Fast Facts
- Each ear of corn has an even number of rows—most often 16 rows, but always an even number!
- Native American tribes honored corn as a sacred gift. Many held corn festivals and dances to celebrate good harvests and thank the Earth for its abundance.
- Only one type of corn can make popcorn—it has a special shell that traps steam inside until it bursts open with a pop!.
- Corn comes in many colors—not just yellow! Some varieties are red, blue, purple, white, and even multicolored, often called “Indian corn.”

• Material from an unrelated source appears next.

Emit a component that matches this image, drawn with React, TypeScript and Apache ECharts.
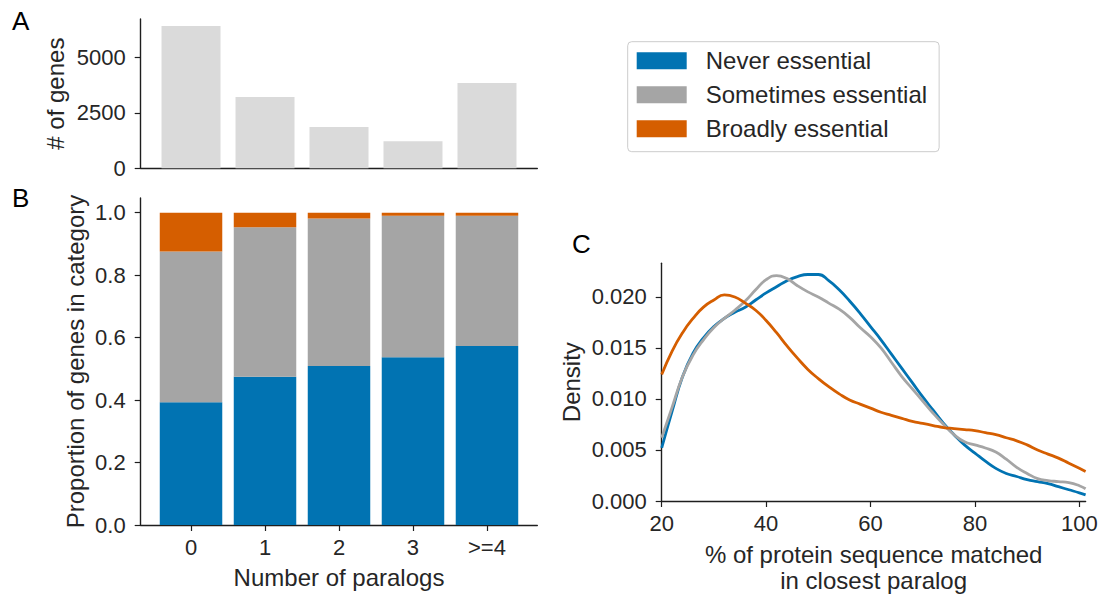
import React, { useEffect, useRef } from "react";
import * as echarts from "echarts";

// ---- data ----
const paralogCategories = ["0", "1", "2", "3", ">=4"];
const geneCounts = [6410, 3210, 1860, 1215, 3840];

const neverProp = [0.393, 0.475, 0.509, 0.537, 0.573];
const sometimesProp = [0.483, 0.478, 0.472, 0.453, 0.417];
const broadlyProp = [0.124, 0.047, 0.019, 0.01, 0.01];

const countTicks = [0, 2500, 5000];
const propTicks = [0, 0.2, 0.4, 0.6, 0.8, 1.0];
const densityTicks = [0, 0.005, 0.01, 0.015, 0.02];
const identityTicks = [20, 40, 60, 80, 100];

const identityX = [
  20, 22, 24, 26, 28, 30, 32, 34, 36, 38, 40, 42, 44, 46, 48, 50, 52, 54, 56, 58,
  60, 62, 64, 66, 68, 70, 72, 74, 76, 78, 80, 82, 84, 86, 88, 90, 92, 94, 96, 98,
  100, 101.2,
];
const densityNever = [
  0.0052, 0.0088, 0.0122, 0.0145, 0.016, 0.0171, 0.0179, 0.0185, 0.019, 0.0197,
  0.0204, 0.021, 0.0216, 0.022, 0.0222, 0.0222, 0.0216, 0.0207, 0.0196, 0.0184,
  0.0171, 0.0158, 0.0144, 0.013, 0.0116, 0.0102, 0.0089, 0.0076, 0.0065, 0.0055,
  0.0047, 0.0039, 0.0032, 0.0027, 0.0024, 0.0021, 0.0019, 0.0017, 0.0014, 0.0011,
  0.0008, 0.0006,
];
const densitySometimes = [
  0.0062, 0.0092, 0.0122, 0.0143, 0.0158, 0.017, 0.0179, 0.0187, 0.0196, 0.0207,
  0.0217, 0.0221, 0.0218, 0.0211, 0.0205, 0.02, 0.0194, 0.0188, 0.018, 0.017,
  0.0161, 0.015, 0.0136, 0.0122, 0.011, 0.0098, 0.0086, 0.0075, 0.0065, 0.0058,
  0.0055, 0.0052, 0.0048, 0.0041, 0.0033, 0.0027, 0.0022, 0.002, 0.0019, 0.0018,
  0.0015, 0.0012,
];
const densityBroadly = [
  0.0124, 0.0147, 0.0165, 0.0179, 0.019, 0.0197, 0.0202, 0.02, 0.0194, 0.0187,
  0.0177, 0.0165, 0.0152, 0.014, 0.0129, 0.012, 0.0112, 0.0105, 0.0099, 0.0095,
  0.0091, 0.0087, 0.0084, 0.0081, 0.0078, 0.0076, 0.0074, 0.0072, 0.0071, 0.007,
  0.0069, 0.0067, 0.0065, 0.0062, 0.0059, 0.0055, 0.005, 0.0046, 0.0042, 0.0037,
  0.0032, 0.0029,
];

const seriesNames = ["Never essential", "Sometimes essential", "Broadly essential"];

const BLUE = "#0173B2";
const GRAY = "#A5A5A5";
const ORANGE = "#D55E00";
const LIGHT = "#DADADA";
const INK = "#262626";
const AXIS = "#1e1e1e";
const FONT = "'Liberation Sans', Arial, Helvetica, sans-serif";

function tick(values?: number[], show = true) {
  const t: any = { show, length: 6, lineStyle: { color: AXIS, width: 1.2 } };
  if (values) t.customValues = values;
  return t;
}

function axisBase() {
  return {
    axisLine: { show: true, onZero: false, lineStyle: { color: AXIS, width: 1.4 } },
    splitLine: { show: false },
    nameTextStyle: { fontSize: 24, color: INK, fontFamily: FONT },
  };
}

export default function App() {
  const ref = useRef<HTMLDivElement>(null);

  useEffect(() => {
    document.body.style.margin = "0";
    if (!ref.current) return;
    const chart = echarts.init(ref.current, undefined, { renderer: "svg" });

    const labelStyle = { fontSize: 22, color: INK, fontFamily: FONT };
    const catIdx = paralogCategories.map((_, i) => i);

    // value first, category index second: the stack applies to the value (y) dimension
    const stackedBar = (name: string, vals: number[], color: string) => ({
      type: "bar",
      name,
      xAxisIndex: 1,
      yAxisIndex: 1,
      stack: "prop",
      barWidth: 62.5,
      encode: { x: 1, y: 0 },
      itemStyle: { color },
      data: vals.map((v, i) => [v, i]),
    });

    const densityLine = (name: string, vals: number[], color: string) => ({
      type: "line",
      name,
      xAxisIndex: 2,
      yAxisIndex: 2,
      showSymbol: false,
      smooth: true,
      itemStyle: { color },
      lineStyle: { color, width: 2.8 },
      data: identityX.map((x, i) => [x, vals[i]]),
    });

    const option: any = {
      animation: false,
      backgroundColor: "#ffffff",
      textStyle: { fontFamily: FONT },
      grid: [
        { left: 140.7, top: 19, width: 396.6, height: 149.3 },
        { left: 140.7, top: 198, width: 396.6, height: 328 },
        { left: 661.7, top: 263.3, width: 423.9, height: 239 },
      ],
      xAxis: [
        {
          ...axisBase(),
          type: "value",
          gridIndex: 0,
          min: -0.68,
          max: 4.68,
          axisTick: { show: false },
          axisLabel: { show: false },
        },
        {
          ...axisBase(),
          type: "value",
          gridIndex: 1,
          min: -0.68,
          max: 4.68,
          name: "Number of paralogs",
          nameLocation: "middle",
          nameGap: 40,
          axisTick: tick(catIdx),
          axisLabel: {
            ...labelStyle,
            margin: 11,
            customValues: catIdx,
            formatter: (v: number) => paralogCategories[Math.round(v)],
          },
        },
        {
          ...axisBase(),
          type: "value",
          gridIndex: 2,
          min: 20,
          max: 101.2,
          name: "% of protein sequence matched\nin closest paralog",
          nameLocation: "middle",
          nameGap: 40,
          nameTextStyle: { fontSize: 24, color: INK, fontFamily: FONT, lineHeight: 26 },
          axisTick: tick(identityTicks),
          axisLabel: {
            ...labelStyle,
            margin: 11,
            customValues: identityTicks,
            formatter: (v: number) => String(v),
          },
        },
      ],
      yAxis: [
        {
          ...axisBase(),
          type: "value",
          gridIndex: 0,
          min: 0,
          max: 6725,
          name: "# of genes",
          nameLocation: "middle",
          nameRotate: 90,
          nameGap: 73,
          axisTick: tick(countTicks),
          axisLabel: {
            ...labelStyle,
            margin: 15,
            customValues: countTicks,
            formatter: (v: number) => String(v),
          },
        },
        {
          ...axisBase(),
          type: "value",
          gridIndex: 1,
          min: 0,
          max: 1.047,
          name: "Proportion of genes in category",
          nameLocation: "middle",
          nameRotate: 90,
          nameGap: 53,
          axisTick: tick(propTicks),
          axisLabel: {
            ...labelStyle,
            margin: 15,
            customValues: propTicks,
            formatter: (v: number) => v.toFixed(1),
          },
        },
        {
          ...axisBase(),
          type: "value",
          gridIndex: 2,
          min: 0,
          max: 0.0233,
          name: "Density",
          nameLocation: "middle",
          nameRotate: 90,
          nameGap: 78,
          axisTick: tick(densityTicks),
          axisLabel: {
            ...labelStyle,
            margin: 15,
            customValues: densityTicks,
            formatter: (v: number) => v.toFixed(3),
          },
        },
      ],
      legend: {
        show: true,
        data: seriesNames,
        orient: "vertical",
        left: 627.7,
        top: 41.7,
        icon: "rect",
        itemWidth: 50,
        itemHeight: 17,
        itemGap: 10,
        selectedMode: false,
        padding: [7, 12, 11, 9],
        borderColor: "#cccccc",
        borderWidth: 1,
        borderRadius: 4,
        backgroundColor: "#ffffff",
        textStyle: { fontSize: 24, color: INK, fontFamily: FONT, padding: [0, 0, 0, 14] },
      },
      series: [
        {
          type: "bar",
          name: "# of genes",
          xAxisIndex: 0,
          yAxisIndex: 0,
          barWidth: 59,
          itemStyle: { color: LIGHT },
          data: geneCounts.map((v, i) => [i, v]),
        },
        stackedBar(seriesNames[0], neverProp, BLUE),
        stackedBar(seriesNames[1], sometimesProp, GRAY),
        stackedBar(seriesNames[2], broadlyProp, ORANGE),
        densityLine(seriesNames[0], densityNever, BLUE),
        densityLine(seriesNames[1], densitySometimes, GRAY),
        densityLine(seriesNames[2], densityBroadly, ORANGE),
      ],
      graphic: [
        { type: "text", left: 12, top: 8, style: { text: "A", fontSize: 26, fill: "#000", fontFamily: FONT } },
        { type: "text", left: 12, top: 185, style: { text: "B", fontSize: 26, fill: "#000", fontFamily: FONT } },
        { type: "text", left: 572, top: 231, style: { text: "C", fontSize: 26, fill: "#000", fontFamily: FONT } },
      ],
    };

    chart.setOption(option);
    return () => chart.dispose();
  }, []);

  return <div ref={ref} style={{ width: 1116, height: 594 }} />;
}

Corn has a wild ancestor called teosinte, a grassy plant first grown by Indigenous peoples in southeastern Mexico about 8,000–10,000 years ago. Teosinte looked very different from modern corn—it was a spiky grass with tiny cobs—but scientists say it only differs by about five genes. Early farmers carefully saved and replanted seeds from plants with the best traits, slowly turning teosinte into the corn we know today.
As Indigenous peoples traveled north and south from Mexico, they carried corn seeds with them, spreading it across the Americas. Corn, also known as maize, became one of the most important foods for Native American tribes. It was often grown together with beans and squash in a traditional planting method called The Three Sisters. Many tribes celebrated the early corn harvest with a special ceremony called the Green Corn Dance.
When Europeans arrived in the Americas, Indigenous peoples shared their knowledge and corn seeds with them, and corn was likely enjoyed at the first Thanksgiving in 1621.